Anonymity is contentment.
When I was studying abroad in Cambridge, on a given lazy Sunday I would take the train on my own to London. Then I’d take the Tube to whatever stop seemed compelling: just me, my Oyster Card and a city running on the energy of millions of strangers.
On a cold but crisp January day,
Walking with feigned purpose,
You can see the whole of London on Parliament Hill.
But the people don’t recognize you.
They don’t even look.
How refreshing, how energizing
To observe an entire ecosystem of humans
And languages and words
And trains, boats, buses
And trees, bushes, ponds
To feel like you’re involved in it all, but removed from it too.

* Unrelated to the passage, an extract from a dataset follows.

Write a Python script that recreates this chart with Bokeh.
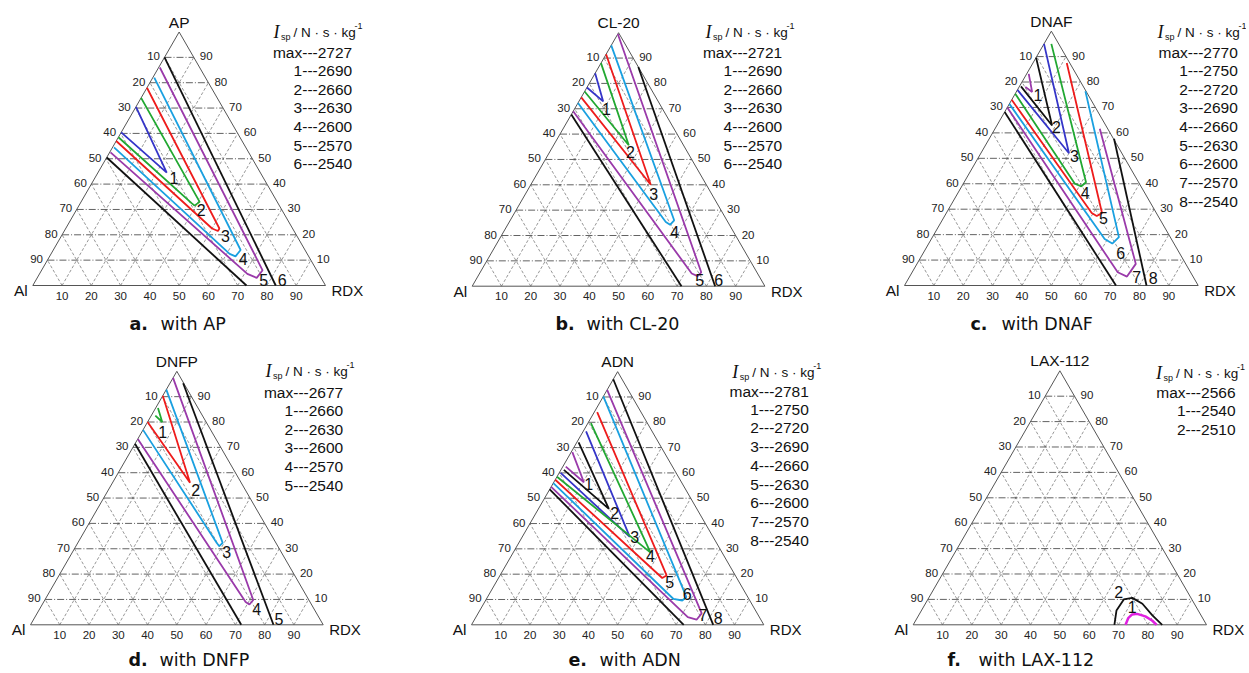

No need to live up to expectations in the city.
In high school, I had a fantasy that I would move to New York City. I’d go in college, of course, as any respectable eighteen-year-old would do. I had never been to the Big Apple before. This wasn’t uncommon in the Ozarks. People didn’t have a lot of money in that neck of the woods.
But I didn’t move, of course, because reality stopped by and forced me to look down. My feet were planted firmly into the Missouri soil, and I couldn’t afford to relocate.
(Technically, I couldn’t afford to attend a small liberal arts college and spend an entire year abroad, but I suppose $30,000 in student loans is better than $100,000.)
The desire to live in the city–to look up at a skyline of glass buildings instead of looking down at dead grass–never left. What a thrill it would be, to live in a space miles larger than I am, made of multiple histories, cultures, lives, stories. The thought scares some. It vitalizes me.
In two days, I’ll finally be in New York City. I’m going for a conference in business journalism, and I’m eager to learn what I can. But I’m also pining for that city sensation,
the paradox of being both a part and apart.